From bare, hard packed containment paddock to a lush cover crop, Richard Daugherty's example of regenerative farming at Balala Station, west of Uralla, is pushing the boundaries of acceptable farming - and its potential is enormous.
Like much of the Northern Tablelands and coast, as much rain has fallen on these western slopes in the past two months as all of last year. When it began just after Christmas, it was regarded as a gift and Mr Daugherty was determined not to waste it and so he devised a way of turning a barren, hard-packed containment paddock into something else.

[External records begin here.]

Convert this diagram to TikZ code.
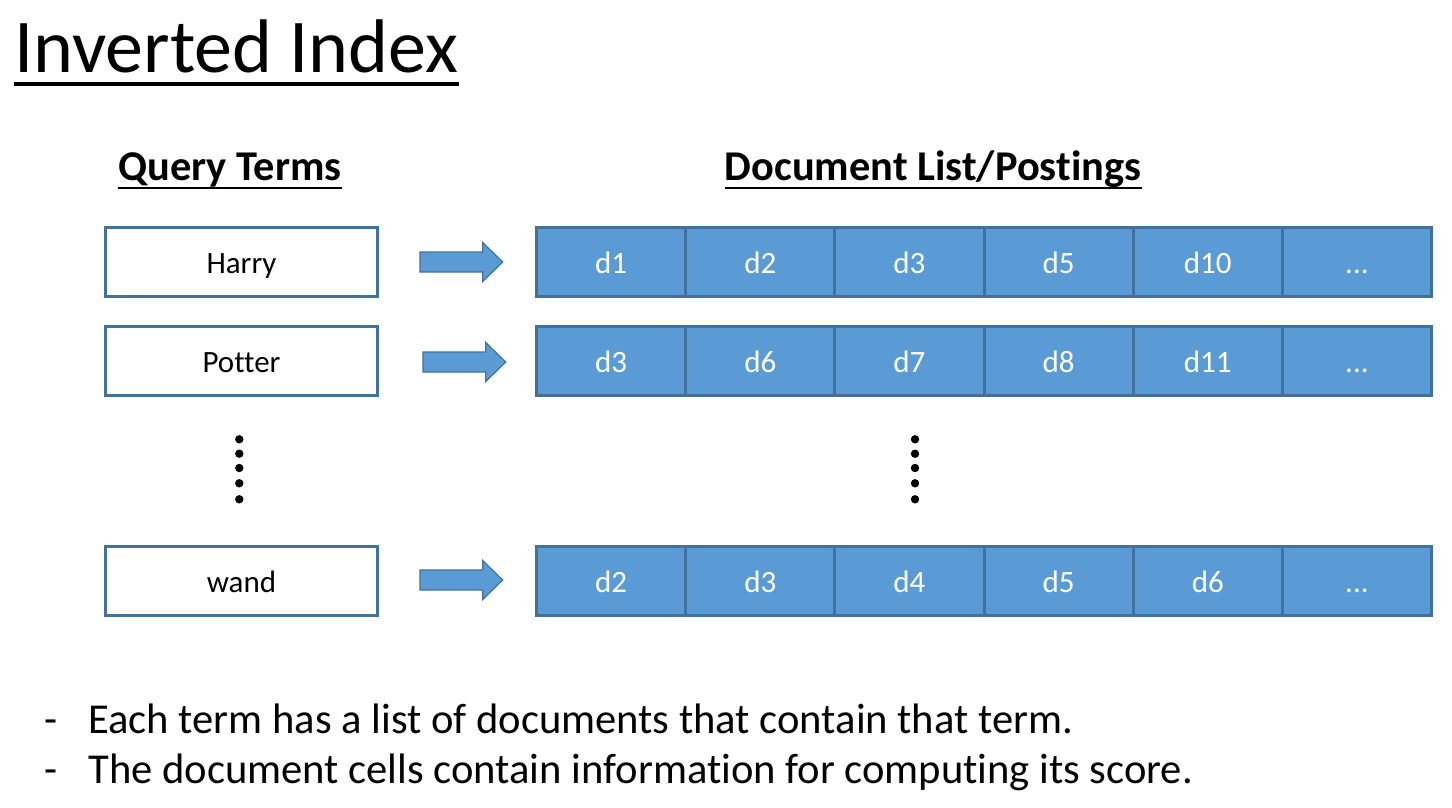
\documentclass[tikz,border=0pt]{standalone}
\usepackage{fontspec}
\setmainfont[Ligatures=NoCommon]{Carlito}
\definecolor{cellfill}{HTML}{5B9BD5}
\definecolor{celldraw}{HTML}{41719C}
\newcommand{\mytdots}{...}
\begin{document}
\begin{tikzpicture}[x=0.5pt,y=-0.5pt,
  qbox/.style={draw=celldraw, line width=1.5pt, fill=white, minimum width=136pt, minimum height=34.5pt, inner sep=0pt, text height=11pt, text depth=0pt, font=\fontsize{15.5}{18}\selectfont},
  cell/.style={draw=celldraw, line width=1.5pt, fill=cellfill, minimum width=74.58pt, minimum height=34.5pt, inner sep=0pt, text height=11pt, text depth=0pt, text=white, font=\fontsize{15.5}{18}\selectfont},
  blockarrow/.style={draw=celldraw, line width=0.6pt, fill=cellfill},
  vdot/.style={fill=black},
  heading/.style={inner sep=0pt, font=\fontsize{21.2}{25}\selectfont\bfseries},
  bullettext/.style={inner sep=0pt, anchor=base west, font=\fontsize{21.3}{25}\selectfont}
]
\useasboundingbox (0,0) rectangle (1452,808);
% title
\node[inner sep=0pt, anchor=base west, font=\fontsize{38}{46}\selectfont] (title) at (14,73) {Inverted Index};
\draw[line width=2pt] ([yshift=-5.5pt]title.base west) -- ([yshift=-5.5pt]title.base east);
% headings
\node[heading, anchor=base west] (qt) at (118,181) {Query Terms};
\draw[line width=1.2pt] ([yshift=-3.4pt]qt.base west) -- ([yshift=-3.4pt]qt.base east);
\node[heading, anchor=base] (dl) at (933,181) {Document List/Postings};
\draw[line width=1.2pt] ([yshift=-3.4pt]dl.base west) -- ([yshift=-3.4pt]dl.base east);
% query boxes
\node[qbox] (harry) at (241.5,262) {Harry};
\node[qbox] (potter) at (241.5,361) {Potter};
\node[qbox] (wand) at (241.5,581) {wand};
% posting rows
\foreach \row/\y/\lst in {r1/262/{d1,d2,d3,d5,d10,\mytdots},r2/361/{d3,d6,d7,d8,d11,\mytdots},r3/581/{d2,d3,d4,d5,d6,\mytdots}}{
  \foreach \t [count=\i from 0] in \lst {
    \node[cell] (\row c\i) at ({536.5+149.17*(\i+0.5)},\y) {\t};
  }
}
% block arrows
\foreach \nm/\x/\y in {a1/420/262,a2/423/362,a3/420/580}{
  \coordinate (\nm) at (\x,\y);
  \draw[blockarrow] (\nm) ++(0,-10) -- ++(62.7,0) -- ++(0,-9.5) -- ++(20,19.5) -- ++(-20,19.5) -- ++(0,-9.5) -- ++(-62.7,0) -- cycle;
}
% vertical dots
\foreach \y [count=\k] in {439.3,453.7,468,483.3,499.3}{
  \fill[vdot] (239.3,\y) circle (4.2) coordinate (ldot\k);
  \fill[vdot] (915,\y) circle (4.2) coordinate (rdot\k);
}
% bullets
\node[bullettext] (b1d) at (44,733) {-};
\node[bullettext] (b1) at (88,733) {Each term has a list of documents that contain that term.};
\node[bullettext] (b2d) at (44,783) {-};
\node[bullettext] (b2) at (88,783) {The document cells contain information for computing its score.};
\end{tikzpicture}
\end{document}
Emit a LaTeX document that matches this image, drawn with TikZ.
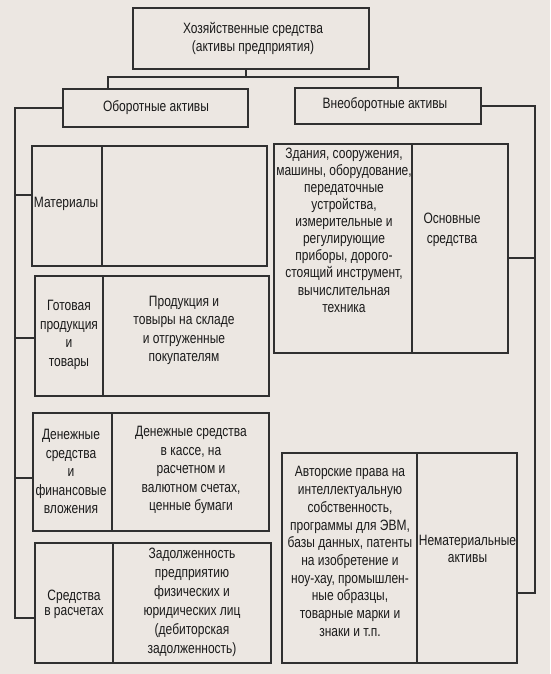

"A cover crop is a tool, just like livestock," he said. "The drive for this project was to get something to grow. You have got to have green above ground."
He devised a plan that included a custom built narrow row air seeder, with a tank attachment that injects worm juice at the same time to boost production on his light granite and trap soil country, with alluvial loam on the flats.
Inspired by the Soil Kee renovator developed in Victoria and Tom Keys' New England seeder, Mr Daugherty arranged for TWM in Armidale to mount eight double disc planters, 350mm apart, to blow microrhizial coated seed just behind the axles holding coulter and disc. Immediately in front bio cast worm juice is injected through nozzles with single piercings, to maintain pressure. Press wheels behind complete the single pass operation.
What went in the ground made up five families that are mutually beneficial - grasses like brome and prairie grass; cereals such as maize and tap rooted sunflower; legumes including serradella and clovers; brassicas like forage canola and chenopods which include spinach and the native, vigorously growing amaranth.
Sunflowers and turnips are being used to help break up an existing hard pan of clay, under the surface, left from over-cropping that began on the historic station in 1841.
"I never sprayed out the paddock and encouraged what came up by itself," Mr Daugherty explained, pointing out purslane, which is a first responder after drought, before becoming drowned by new growth.
Mr Daugherty quoted Dr Christine Jones, who impressed a lot of people at a regenerative grazing field day at Wilmot, Hernani last week, when he advocated for uncoated seed, free from bug-killing agents, in order to give soil biology a chance to populate.
A cover crop such as this one fully qualifies as a soil carbon building exercise, and Mr Daugherty is examining the best ways of achieving reward for effort. While the obvious return comes from increased soil health, the lure of adding another diverse stream of income to the farming enterprise is attractive.
However, he is wary of accounting schemes which purport to take 30 per cent of the bottom line for soil carbon traded on the open market. After 20 pc government tax there is little incentive left to cover crop as a mix in the carbon trading scheme.